§ Exercise
Print exactly the lines from the first one down to the line that contains "from matplotlib.ticker import MultipleLocator", both included, and skip the pictures.
===
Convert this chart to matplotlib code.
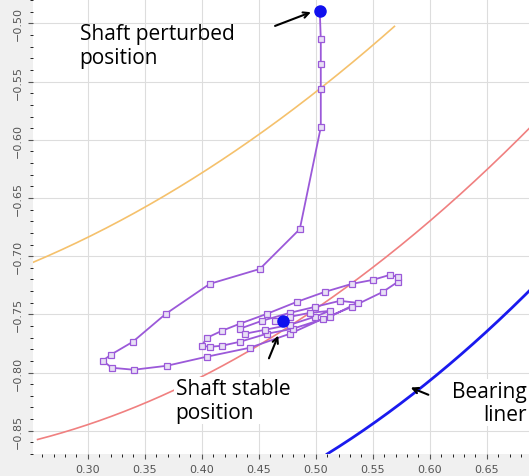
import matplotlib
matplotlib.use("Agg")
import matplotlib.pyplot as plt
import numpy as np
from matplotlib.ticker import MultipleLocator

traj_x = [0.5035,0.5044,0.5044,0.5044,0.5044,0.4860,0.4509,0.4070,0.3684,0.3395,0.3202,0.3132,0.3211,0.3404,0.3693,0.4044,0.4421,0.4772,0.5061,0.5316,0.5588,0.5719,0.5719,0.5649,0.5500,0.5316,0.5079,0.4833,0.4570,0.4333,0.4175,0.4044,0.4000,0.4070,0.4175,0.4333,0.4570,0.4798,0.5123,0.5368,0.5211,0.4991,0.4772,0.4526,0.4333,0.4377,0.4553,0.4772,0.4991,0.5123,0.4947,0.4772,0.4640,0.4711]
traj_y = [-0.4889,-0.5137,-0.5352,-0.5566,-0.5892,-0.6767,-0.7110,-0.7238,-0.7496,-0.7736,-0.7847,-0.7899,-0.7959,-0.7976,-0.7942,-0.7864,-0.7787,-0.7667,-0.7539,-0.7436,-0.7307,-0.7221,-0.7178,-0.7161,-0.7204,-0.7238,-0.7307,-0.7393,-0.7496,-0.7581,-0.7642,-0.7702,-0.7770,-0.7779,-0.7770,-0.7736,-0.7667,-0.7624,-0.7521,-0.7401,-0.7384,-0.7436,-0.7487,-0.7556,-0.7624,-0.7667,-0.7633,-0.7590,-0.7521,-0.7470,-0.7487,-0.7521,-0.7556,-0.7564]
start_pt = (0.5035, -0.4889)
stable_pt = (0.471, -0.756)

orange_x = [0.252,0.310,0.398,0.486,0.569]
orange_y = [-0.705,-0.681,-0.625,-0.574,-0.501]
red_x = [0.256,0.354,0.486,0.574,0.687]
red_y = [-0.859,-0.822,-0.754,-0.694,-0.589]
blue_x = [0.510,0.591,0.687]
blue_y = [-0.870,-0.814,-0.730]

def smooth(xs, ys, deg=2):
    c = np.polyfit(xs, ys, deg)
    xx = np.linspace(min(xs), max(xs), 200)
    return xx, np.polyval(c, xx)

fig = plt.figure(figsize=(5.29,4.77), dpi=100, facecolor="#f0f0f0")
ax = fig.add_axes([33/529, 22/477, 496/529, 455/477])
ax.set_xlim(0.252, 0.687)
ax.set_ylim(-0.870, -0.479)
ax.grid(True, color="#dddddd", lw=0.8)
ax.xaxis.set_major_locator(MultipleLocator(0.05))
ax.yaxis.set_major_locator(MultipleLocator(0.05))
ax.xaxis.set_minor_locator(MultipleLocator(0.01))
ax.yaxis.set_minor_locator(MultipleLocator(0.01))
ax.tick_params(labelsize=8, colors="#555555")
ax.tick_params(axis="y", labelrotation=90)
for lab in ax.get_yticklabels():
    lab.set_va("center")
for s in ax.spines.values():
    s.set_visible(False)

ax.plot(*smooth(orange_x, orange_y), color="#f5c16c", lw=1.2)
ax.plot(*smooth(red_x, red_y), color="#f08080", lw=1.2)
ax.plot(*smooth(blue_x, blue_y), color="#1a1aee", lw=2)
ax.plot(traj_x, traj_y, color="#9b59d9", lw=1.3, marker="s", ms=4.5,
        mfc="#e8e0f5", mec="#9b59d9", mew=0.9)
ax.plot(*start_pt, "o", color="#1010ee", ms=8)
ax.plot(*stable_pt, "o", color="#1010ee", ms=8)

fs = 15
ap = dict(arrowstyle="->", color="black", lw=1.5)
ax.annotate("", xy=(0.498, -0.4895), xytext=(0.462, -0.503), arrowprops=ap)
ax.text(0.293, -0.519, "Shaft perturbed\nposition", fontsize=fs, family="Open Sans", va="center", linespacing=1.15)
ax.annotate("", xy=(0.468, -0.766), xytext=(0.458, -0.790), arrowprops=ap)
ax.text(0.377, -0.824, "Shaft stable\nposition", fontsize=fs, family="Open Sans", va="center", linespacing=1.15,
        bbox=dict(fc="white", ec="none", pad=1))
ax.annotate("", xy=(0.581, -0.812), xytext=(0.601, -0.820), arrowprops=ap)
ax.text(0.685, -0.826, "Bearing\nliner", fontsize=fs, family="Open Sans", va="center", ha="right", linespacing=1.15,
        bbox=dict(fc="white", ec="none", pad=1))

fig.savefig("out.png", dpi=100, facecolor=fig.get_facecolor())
===
§ Final answer
Convert this chart to matplotlib code.
import matplotlib
matplotlib.use("Agg")
import matplotlib.pyplot as plt
import numpy as np
from matplotlib.ticker import MultipleLocator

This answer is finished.